Looking back at the history, severe climate events such as frost and drought across Brazil have led to significant coffee price increases. The recent events are no exception. However, the current price situation is more complex and unique extending beyond Brazil, we can’t recall a similar situation with the current combination of events happening in the past:
- Drought, followed by frost, followed by potential additional drought in Brazil: after two back to back episodes of frost in July, the country is now awaiting rainfall from September to November in order to bring about blossoming. Parts of the arabica growing regions in Sul Du Minas and Mogiana were already impacted by a harsh drought which began from October last year impacting the current crop (which has now finished it’s harvest period), while the damage caused by frost has had an impact on the coffee trees that will be harvested in May next year. The damage from the frost can be very visible immediately as farmers usually start to prune and stump severely impacted trees. However, in the medium term the total damages of both drought and the frost combined are noticeable only after the flowering occurs — which may see further pruning and tree stumping taking place if the blossoms fail. Brazil now needs good rains to end November. Without rains to encourage flowering and then also timely follow up rains to “set” the flowering, coffee agronomists expect a serious loss to next year’s harvest potential, which is an “on-cycle” crop. The more erratic the rainfall the poorer the flowering and ‘set’, and hence the more volatile the upcoming price movements.

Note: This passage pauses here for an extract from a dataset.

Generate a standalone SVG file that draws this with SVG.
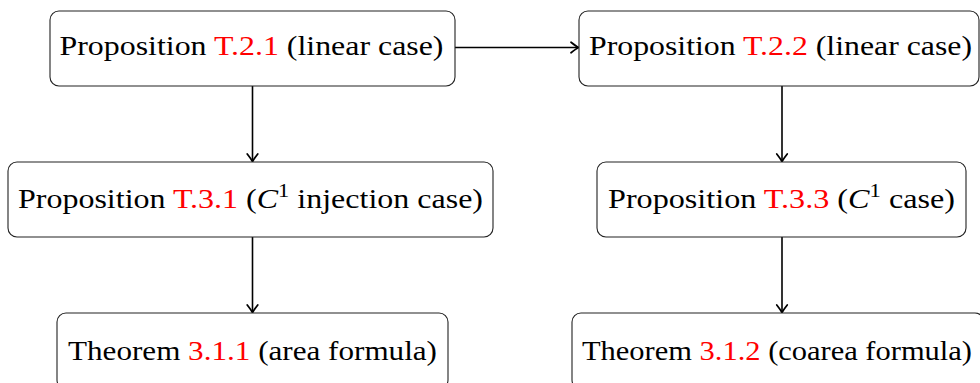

- The adverse weather situation in Colombia: As the second largest producer of Arabica coffee worldwide, Colombia is facing a complex situation — somewhat opposite to that in Brazil’s arabica growing regions. The weather across Colombia’s coffee growing regions have faced above average rainfall preventing adequate heat stress on the trees which is requisite to a good flowering. Less flowers essentially mean less cherries. Added to the internal crisis that the country experienced some months ago, where strikes and road closures affected coffee exports, disrupted and reduced coffee supply feeds price volatility.
- Mild Arabica deficit overall: Many East-African and Central American coffee producing origins have seen little investment in production over the past three years due to years of low coffee prices. This, together with off-cycles in several origins, will result in a statistical deficit of Mild Arabica in the coming season.
The futures price exchange reacts to the events effecting supply and demand, especially in the world’s largest producing countries. When the supply outlook is below expectations or simply disappointing, underlying prices appreciate. While the frost in Brazil has come and gone and the damage is more or less evaluated, the coffee market is heavily dependent on good flowering across Brazil to compensate for the upcoming Mild Arabica deficits. With so much uncertainty and weather playing such a key role, coffee prices will almost certainly remain firm and very volatile.